(SHORT TASK): Pictures do not belong in the copy. Return all of the entries exactly.

(RECORD SET):
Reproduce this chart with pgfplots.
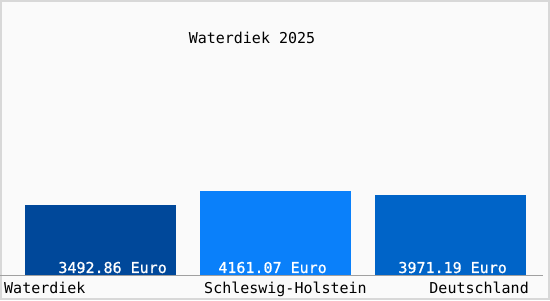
\documentclass[border=0pt]{standalone}
\usepackage{fontspec}
\setmainfont[FakeBold=0.8,AutoFakeBold=false]{DejaVu Sans Mono}
\usepackage{pgfplots}
\pgfplotsset{compat=1.18}
\definecolor{bgc}{HTML}{FAFAFA}
\definecolor{frame}{HTML}{D8D8D8}
\definecolor{barA}{HTML}{00489A}
\definecolor{barB}{HTML}{0A80FA}
\definecolor{barC}{HTML}{0064C8}
\definecolor{axc}{HTML}{A0A0A0}
\begin{document}
\begin{tikzpicture}[x=1bp,y=1bp]
\fontsize{15bp}{18bp}\selectfont
\useasboundingbox (0,0) rectangle (550,300);
\fill[frame] (0,0) rectangle (550,300);
\fill[bgc] (2,2) rectangle (548,298);
\begin{axis}[
  at={(0,25bp)}, anchor=south west,
  scale only axis, width=550bp, height=275bp,
  xmin=-0.5743, xmax=2.5686, ymin=0, ymax=13670,
  axis lines=none, clip=false,
  ybar, bar width=0.863, bar shift=0pt,
]
\addplot[fill=barA, draw=none] coordinates {(0,3492.86)};
\addplot[fill=barB, draw=none] coordinates {(1,4161.07)};
\addplot[fill=barC, draw=none] coordinates {(2,3971.19)};
\draw[axc, line width=1bp] (axis cs:-0.5743,0) -- (axis cs:2.527,0);
\node[anchor=base east, inner sep=0, text=white] at (axis cs:0.380,100) {3492.86 Euro};
\node[anchor=base east, inner sep=0, text=white] at (axis cs:1.294,100) {4161.07 Euro};
\node[anchor=base east, inner sep=0, text=white] at (axis cs:2.323,100) {3971.19 Euro};
\end{axis}
\node[anchor=base west, inner sep=0] at (4,7) {\bfseries Waterdiek};
\node[anchor=base, inner sep=0] at (285.5,7) {\bfseries Schleswig-Holstein};
\node[anchor=base east, inner sep=0] at (529,7) {\bfseries Deutschland};
\node[anchor=base, inner sep=0] at (252,257) {\bfseries Waterdiek 2025};
\end{tikzpicture}
\end{document}
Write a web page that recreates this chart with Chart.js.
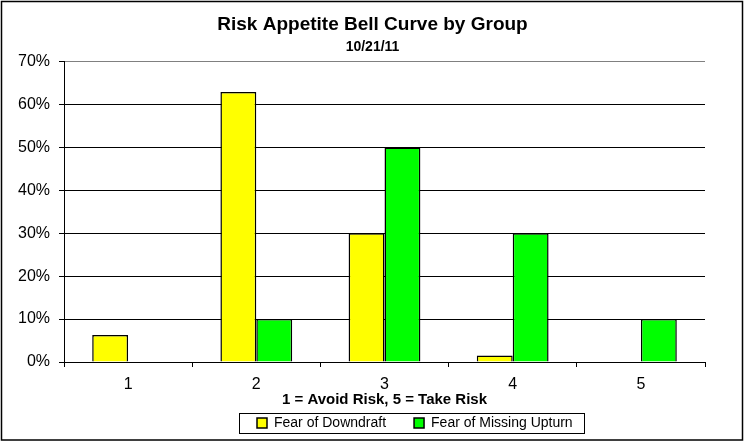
<!DOCTYPE html>
<html>
<head>
<meta charset="utf-8">
<script src="https://cdn.jsdelivr.net/npm/chart.js@4"></script>
<style>
    html, body { margin: 0; padding: 0; background: #fff; }
</style>
</head>
<body>
<canvas id="chart" width="745" height="442"></canvas>
<script>
const groups = ['1', '2', '3', '4', '5'];
const fearOfDowndraft = [6.3, 62.9, 30, 1.5, 0];
const fearOfMissingUpturn = [0, 10, 50, 30, 10];
const yMax = 70;
const yStep = 10;

Chart.defaults.font.family = '"Liberation Sans", Arial, sans-serif';
Chart.defaults.color = '#000';

// white page + black frame round the whole picture
const framePlugin = {
    id: 'frame',
    beforeDraw(chart) {
        const ctx = chart.ctx;
        ctx.save();
        ctx.fillStyle = '#fff';
        ctx.fillRect(0, 0, chart.width, chart.height);
        ctx.restore();
    },
    afterDraw(chart) {
        const ctx = chart.ctx;
        ctx.save();
        ctx.strokeStyle = '#000';
        ctx.lineWidth = 1.5;
        ctx.strokeRect(1.5, 1.5, chart.width - 4, chart.height - 3.5);
        ctx.restore();
    },
};

// move the legend where the original had it and box it in
const legendBoxPlugin = {
    id: 'legendBox',
    afterLayout(chart) {
        const lg = chart.legend;
        const pad = lg.options.labels.padding;
        const startX = (lg.left + pad + lg.right - lg.lineWidths[0]) / 2;
        const dx = 257 - startX;
        const dy = 388 - lg.top;
        lg.left += dx;
        lg.right += dx;
        lg.top += dy;
        lg.bottom += dy;
    },
    afterDraw(chart) {
        const boxes = chart.legend.legendHitBoxes;
        if (!boxes || !boxes.length) return;
        const first = boxes[0];
        const last = boxes[boxes.length - 1];
        const cy = first.top + first.height / 2;
        const ctx = chart.ctx;
        ctx.save();
        ctx.strokeStyle = '#000';
        ctx.lineWidth = 1;
        const x0 = Math.round(first.left - 18) + 0.5;
        const x1 = Math.round(last.left + last.width + 11) + 0.5;
        ctx.strokeRect(x0, Math.round(cy - 10) + 0.5, x1 - x0, 20);
        ctx.restore();
    },
};

new Chart(document.getElementById('chart'), {
    type: 'bar',
    data: {
        labels: groups,
        datasets: [
            {
                label: 'Fear of Downdraft',
                data: fearOfDowndraft,
                backgroundColor: '#FFFF00',
                borderColor: '#000',
                borderWidth: 1.5,
                yAxisID: 'y',
            },
            {
                label: 'Fear of Missing Upturn',
                data: fearOfMissingUpturn,
                backgroundColor: '#00FF00',
                borderColor: '#000',
                borderWidth: 1.5,
                yAxisID: 'y',
            },
        ],
    },
    options: {
        responsive: false,
        devicePixelRatio: 1,
        animation: false,
        layout: { padding: 0 },
        datasets: {
            bar: { categoryPercentage: 0.56, barPercentage: 1 },
        },
        plugins: {
            title: {
                display: true,
                text: 'Risk Appetite Bell Curve by Group',
                color: '#000',
                font: { size: 19, weight: 'bold' },
                padding: { top: 13, bottom: 0 },
            },
            subtitle: {
                display: true,
                text: '10/21/11',
                color: '#000',
                font: { size: 14, weight: 'bold' },
                padding: { top: 3, bottom: 6 },
            },
            legend: {
                position: 'bottom',
                labels: {
                    boxWidth: 10,
                    boxHeight: 10,
                    padding: 28,
                    color: '#000',
                    font: { size: 14 },
                },
            },
            tooltip: { enabled: false },
        },
        scales: {
            x: {
                grid: {
                    offset: true,
                    drawOnChartArea: true,
                    color: (c) => (c.index === groups.length ? '#808080' : 'rgba(0,0,0,0)'),
                    tickColor: '#000',
                    tickLength: 5,
                },
                border: { color: '#000', width: 1 },
                ticks: { color: '#000', font: { size: 16 }, padding: 8 },
                title: {
                    display: true,
                    text: '1 = Avoid Risk, 5 = Take Risk',
                    color: '#000',
                    font: { size: 15, weight: 'bold' },
                    padding: { top: 0, bottom: -19 },
                },
                afterFit: (s) => { s.height = 28; },
            },
            y: {
                min: 0,
                max: yMax,
                ticks: {
                    stepSize: yStep,
                    color: '#000',
                    font: { size: 16 },
                    padding: 9,
                    callback: (v) => v + '%',
                },
                grid: {
                    color: (c) => (c.tick && c.tick.value === yMax ? '#808080' : '#000'),
                    tickColor: '#000',
                    tickLength: 5,
                },
                border: { color: '#000', width: 1 },
                afterFit: (s) => { s.width = 64; },
            },
            yRight: {
                position: 'right',
                grid: { display: false },
                border: { display: false },
                ticks: { display: false },
                afterFit: (s) => { s.width = 40; },
            },
        },
    },
    plugins: [framePlugin, legendBoxPlugin],
});
</script>
</body>
</html>
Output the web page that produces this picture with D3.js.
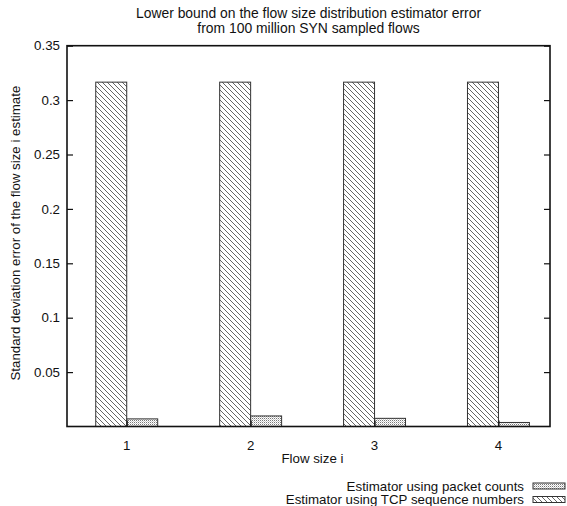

(SOLUTION TO THIS EXERCISE):
Reproduce this chart with pgfplots.
\documentclass[border=0pt]{standalone}
\usepackage{fontspec}
\setmainfont[FakeBold=0.8,AutoFakeBold=false]{DejaVu Sans Mono}
\usepackage{pgfplots}
\pgfplotsset{compat=1.18}
\definecolor{bgc}{HTML}{FAFAFA}
\definecolor{frame}{HTML}{D8D8D8}
\definecolor{barA}{HTML}{00489A}
\definecolor{barB}{HTML}{0A80FA}
\definecolor{barC}{HTML}{0064C8}
\definecolor{axc}{HTML}{A0A0A0}
\begin{document}
\begin{tikzpicture}[x=1bp,y=1bp]
\fontsize{15bp}{18bp}\selectfont
\useasboundingbox (0,0) rectangle (550,300);
\fill[frame] (0,0) rectangle (550,300);
\fill[bgc] (2,2) rectangle (548,298);
\begin{axis}[
  at={(0,25bp)}, anchor=south west,
  scale only axis, width=550bp, height=275bp,
  xmin=-0.5743, xmax=2.5686, ymin=0, ymax=13670,
  axis lines=none, clip=false,
  ybar, bar width=0.863, bar shift=0pt,
]
\addplot[fill=barA, draw=none] coordinates {(0,3492.86)};
\addplot[fill=barB, draw=none] coordinates {(1,4161.07)};
\addplot[fill=barC, draw=none] coordinates {(2,3971.19)};
\draw[axc, line width=1bp] (axis cs:-0.5743,0) -- (axis cs:2.527,0);
\node[anchor=base east, inner sep=0, text=white] at (axis cs:0.380,100) {3492.86 Euro};
\node[anchor=base east, inner sep=0, text=white] at (axis cs:1.294,100) {4161.07 Euro};
\node[anchor=base east, inner sep=0, text=white] at (axis cs:2.323,100) {3971.19 Euro};
\end{axis}
\node[anchor=base west, inner sep=0] at (4,7) {\bfseries Waterdiek};
\node[anchor=base, inner sep=0] at (285.5,7) {\bfseries Schleswig-Holstein};
\node[anchor=base east, inner sep=0] at (529,7) {\bfseries Deutschland};
\node[anchor=base, inner sep=0] at (252,257) {\bfseries Waterdiek 2025};
\end{tikzpicture}
\end{document}
Write a web page that recreates this chart with Chart.js.
<!DOCTYPE html>
<html>
<head>
<meta charset="utf-8">
<script src="https://cdn.jsdelivr.net/npm/chart.js@4"></script>
<style>
    html, body { margin: 0; padding: 0; background: #fff; }
</style>
</head>
<body>
<canvas id="chart" width="745" height="442"></canvas>
<script>
const groups = ['1', '2', '3', '4', '5'];
const fearOfDowndraft = [6.3, 62.9, 30, 1.5, 0];
const fearOfMissingUpturn = [0, 10, 50, 30, 10];
const yMax = 70;
const yStep = 10;

Chart.defaults.font.family = '"Liberation Sans", Arial, sans-serif';
Chart.defaults.color = '#000';

// white page + black frame round the whole picture
const framePlugin = {
    id: 'frame',
    beforeDraw(chart) {
        const ctx = chart.ctx;
        ctx.save();
        ctx.fillStyle = '#fff';
        ctx.fillRect(0, 0, chart.width, chart.height);
        ctx.restore();
    },
    afterDraw(chart) {
        const ctx = chart.ctx;
        ctx.save();
        ctx.strokeStyle = '#000';
        ctx.lineWidth = 1.5;
        ctx.strokeRect(1.5, 1.5, chart.width - 4, chart.height - 3.5);
        ctx.restore();
    },
};

// move the legend where the original had it and box it in
const legendBoxPlugin = {
    id: 'legendBox',
    afterLayout(chart) {
        const lg = chart.legend;
        const pad = lg.options.labels.padding;
        const startX = (lg.left + pad + lg.right - lg.lineWidths[0]) / 2;
        const dx = 257 - startX;
        const dy = 388 - lg.top;
        lg.left += dx;
        lg.right += dx;
        lg.top += dy;
        lg.bottom += dy;
    },
    afterDraw(chart) {
        const boxes = chart.legend.legendHitBoxes;
        if (!boxes || !boxes.length) return;
        const first = boxes[0];
        const last = boxes[boxes.length - 1];
        const cy = first.top + first.height / 2;
        const ctx = chart.ctx;
        ctx.save();
        ctx.strokeStyle = '#000';
        ctx.lineWidth = 1;
        const x0 = Math.round(first.left - 18) + 0.5;
        const x1 = Math.round(last.left + last.width + 11) + 0.5;
        ctx.strokeRect(x0, Math.round(cy - 10) + 0.5, x1 - x0, 20);
        ctx.restore();
    },
};

new Chart(document.getElementById('chart'), {
    type: 'bar',
    data: {
        labels: groups,
        datasets: [
            {
                label: 'Fear of Downdraft',
                data: fearOfDowndraft,
                backgroundColor: '#FFFF00',
                borderColor: '#000',
                borderWidth: 1.5,
                yAxisID: 'y',
            },
            {
                label: 'Fear of Missing Upturn',
                data: fearOfMissingUpturn,
                backgroundColor: '#00FF00',
                borderColor: '#000',
                borderWidth: 1.5,
                yAxisID: 'y',
            },
        ],
    },
    options: {
        responsive: false,
        devicePixelRatio: 1,
        animation: false,
        layout: { padding: 0 },
        datasets: {
            bar: { categoryPercentage: 0.56, barPercentage: 1 },
        },
        plugins: {
            title: {
                display: true,
                text: 'Risk Appetite Bell Curve by Group',
                color: '#000',
                font: { size: 19, weight: 'bold' },
                padding: { top: 13, bottom: 0 },
            },
            subtitle: {
                display: true,
                text: '10/21/11',
                color: '#000',
                font: { size: 14, weight: 'bold' },
                padding: { top: 3, bottom: 6 },
            },
            legend: {
                position: 'bottom',
                labels: {
                    boxWidth: 10,
                    boxHeight: 10,
                    padding: 28,
                    color: '#000',
                    font: { size: 14 },
                },
            },
            tooltip: { enabled: false },
        },
        scales: {
            x: {
                grid: {
                    offset: true,
                    drawOnChartArea: true,
                    color: (c) => (c.index === groups.length ? '#808080' : 'rgba(0,0,0,0)'),
                    tickColor: '#000',
                    tickLength: 5,
                },
                border: { color: '#000', width: 1 },
                ticks: { color: '#000', font: { size: 16 }, padding: 8 },
                title: {
                    display: true,
                    text: '1 = Avoid Risk, 5 = Take Risk',
                    color: '#000',
                    font: { size: 15, weight: 'bold' },
                    padding: { top: 0, bottom: -19 },
                },
                afterFit: (s) => { s.height = 28; },
            },
            y: {
                min: 0,
                max: yMax,
                ticks: {
                    stepSize: yStep,
                    color: '#000',
                    font: { size: 16 },
                    padding: 9,
                    callback: (v) => v + '%',
                },
                grid: {
                    color: (c) => (c.tick && c.tick.value === yMax ? '#808080' : '#000'),
                    tickColor: '#000',
                    tickLength: 5,
                },
                border: { color: '#000', width: 1 },
                afterFit: (s) => { s.width = 64; },
            },
            yRight: {
                position: 'right',
                grid: { display: false },
                border: { display: false },
                ticks: { display: false },
                afterFit: (s) => { s.width = 40; },
            },
        },
    },
    plugins: [framePlugin, legendBoxPlugin],
});
</script>
</body>
</html>
Output the web page that produces this picture with D3.js.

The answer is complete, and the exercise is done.